3.1.2 Commenting in a script
When writing a script, you may want to keep track of what you are doing on the individual lines and why you are doing it. You can do this by including comments in the R script, which you do with the #
sign. In the case of using R as a calculator, this may of course seem silly, but once you start doing more advanced data processing, it may be super useful to know what each line of code does and why. This is especially true when you are re-visiting an old R script that you have not worked with in a long time and you are trying to figure out what you did and why.

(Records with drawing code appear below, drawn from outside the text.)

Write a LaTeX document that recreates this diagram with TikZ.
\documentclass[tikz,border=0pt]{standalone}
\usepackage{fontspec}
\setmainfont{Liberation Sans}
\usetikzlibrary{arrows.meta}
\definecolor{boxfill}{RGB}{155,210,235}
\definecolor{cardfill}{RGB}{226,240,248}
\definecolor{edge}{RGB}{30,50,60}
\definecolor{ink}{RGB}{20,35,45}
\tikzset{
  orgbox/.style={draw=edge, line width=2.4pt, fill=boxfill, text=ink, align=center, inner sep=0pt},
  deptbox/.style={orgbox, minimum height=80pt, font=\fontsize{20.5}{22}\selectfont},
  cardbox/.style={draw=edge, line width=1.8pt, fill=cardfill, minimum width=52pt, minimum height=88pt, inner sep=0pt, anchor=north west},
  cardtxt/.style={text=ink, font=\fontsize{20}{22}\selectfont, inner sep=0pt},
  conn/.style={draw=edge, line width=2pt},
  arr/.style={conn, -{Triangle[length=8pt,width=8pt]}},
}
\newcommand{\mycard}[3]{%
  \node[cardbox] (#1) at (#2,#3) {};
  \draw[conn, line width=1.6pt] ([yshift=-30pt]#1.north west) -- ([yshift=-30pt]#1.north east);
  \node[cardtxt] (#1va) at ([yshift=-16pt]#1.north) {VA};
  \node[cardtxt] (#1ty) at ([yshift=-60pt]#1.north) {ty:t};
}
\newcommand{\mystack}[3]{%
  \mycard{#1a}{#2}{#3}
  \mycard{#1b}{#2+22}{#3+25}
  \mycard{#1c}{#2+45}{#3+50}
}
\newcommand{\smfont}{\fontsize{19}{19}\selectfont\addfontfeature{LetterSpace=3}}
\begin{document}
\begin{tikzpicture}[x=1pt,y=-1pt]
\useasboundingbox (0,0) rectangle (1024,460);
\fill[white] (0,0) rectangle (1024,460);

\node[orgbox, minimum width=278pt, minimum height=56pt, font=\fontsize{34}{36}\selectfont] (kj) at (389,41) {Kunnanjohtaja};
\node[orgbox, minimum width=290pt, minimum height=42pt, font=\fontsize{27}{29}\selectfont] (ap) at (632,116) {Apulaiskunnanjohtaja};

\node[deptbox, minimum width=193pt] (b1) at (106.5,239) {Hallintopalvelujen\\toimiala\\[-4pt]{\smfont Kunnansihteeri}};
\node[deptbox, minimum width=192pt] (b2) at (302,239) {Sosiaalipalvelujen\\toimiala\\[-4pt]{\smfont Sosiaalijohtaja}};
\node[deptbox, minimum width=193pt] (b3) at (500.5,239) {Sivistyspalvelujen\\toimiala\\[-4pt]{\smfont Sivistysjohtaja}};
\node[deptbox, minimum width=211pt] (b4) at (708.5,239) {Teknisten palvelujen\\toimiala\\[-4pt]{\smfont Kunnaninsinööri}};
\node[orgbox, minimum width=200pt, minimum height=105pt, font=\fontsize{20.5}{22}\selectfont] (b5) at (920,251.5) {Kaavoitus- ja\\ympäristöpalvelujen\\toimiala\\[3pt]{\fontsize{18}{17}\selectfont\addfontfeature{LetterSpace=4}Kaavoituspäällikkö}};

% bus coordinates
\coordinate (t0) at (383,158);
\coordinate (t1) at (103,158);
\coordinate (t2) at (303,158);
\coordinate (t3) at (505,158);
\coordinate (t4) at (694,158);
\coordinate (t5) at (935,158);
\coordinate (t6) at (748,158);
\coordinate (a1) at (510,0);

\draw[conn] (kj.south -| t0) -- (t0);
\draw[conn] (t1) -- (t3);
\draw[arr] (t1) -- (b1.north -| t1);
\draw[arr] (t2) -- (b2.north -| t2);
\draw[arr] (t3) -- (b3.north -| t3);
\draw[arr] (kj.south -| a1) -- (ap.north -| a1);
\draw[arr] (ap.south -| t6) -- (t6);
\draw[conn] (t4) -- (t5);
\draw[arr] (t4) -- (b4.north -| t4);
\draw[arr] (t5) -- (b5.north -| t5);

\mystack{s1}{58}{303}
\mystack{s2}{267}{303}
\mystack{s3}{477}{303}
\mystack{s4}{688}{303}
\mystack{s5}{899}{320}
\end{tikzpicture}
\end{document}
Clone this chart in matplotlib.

To include a comment, simply write #
after any piece of code you wish to comment on. Anything that follows the #
on that line will not be interpreted as code and will not be executed by R. For instance we may add the following comments to our code above:
1+1 # I want to add one and one
2*4 # This line multiplies two by four
3+8*2 # This line shows that you can do multiple operations in one line
When we execute this code, you can see that the comments are still displayed in the console, but the results are exactly as before:
> 1+1 # I want to add one and one
[1] 2
> 2*4 # This line multiplies two by four
[1] 8
> 3+8*2 # This line shows that you can do multiple operations in one line
[1] 19
3.1.3 Keeping track of our work and saving scripts
The point of having a script is to keep track of what we have done thus far, and to be able to replicate the things that we have already done. Thus, whenever we have worked on a project we should take care to save our scripts. You can save your script by pressing Ctrl+s (cmd+S on a mac), or go to menu at the top and press ‘File > Save’ to save your R script. Don’t forget to save your script often.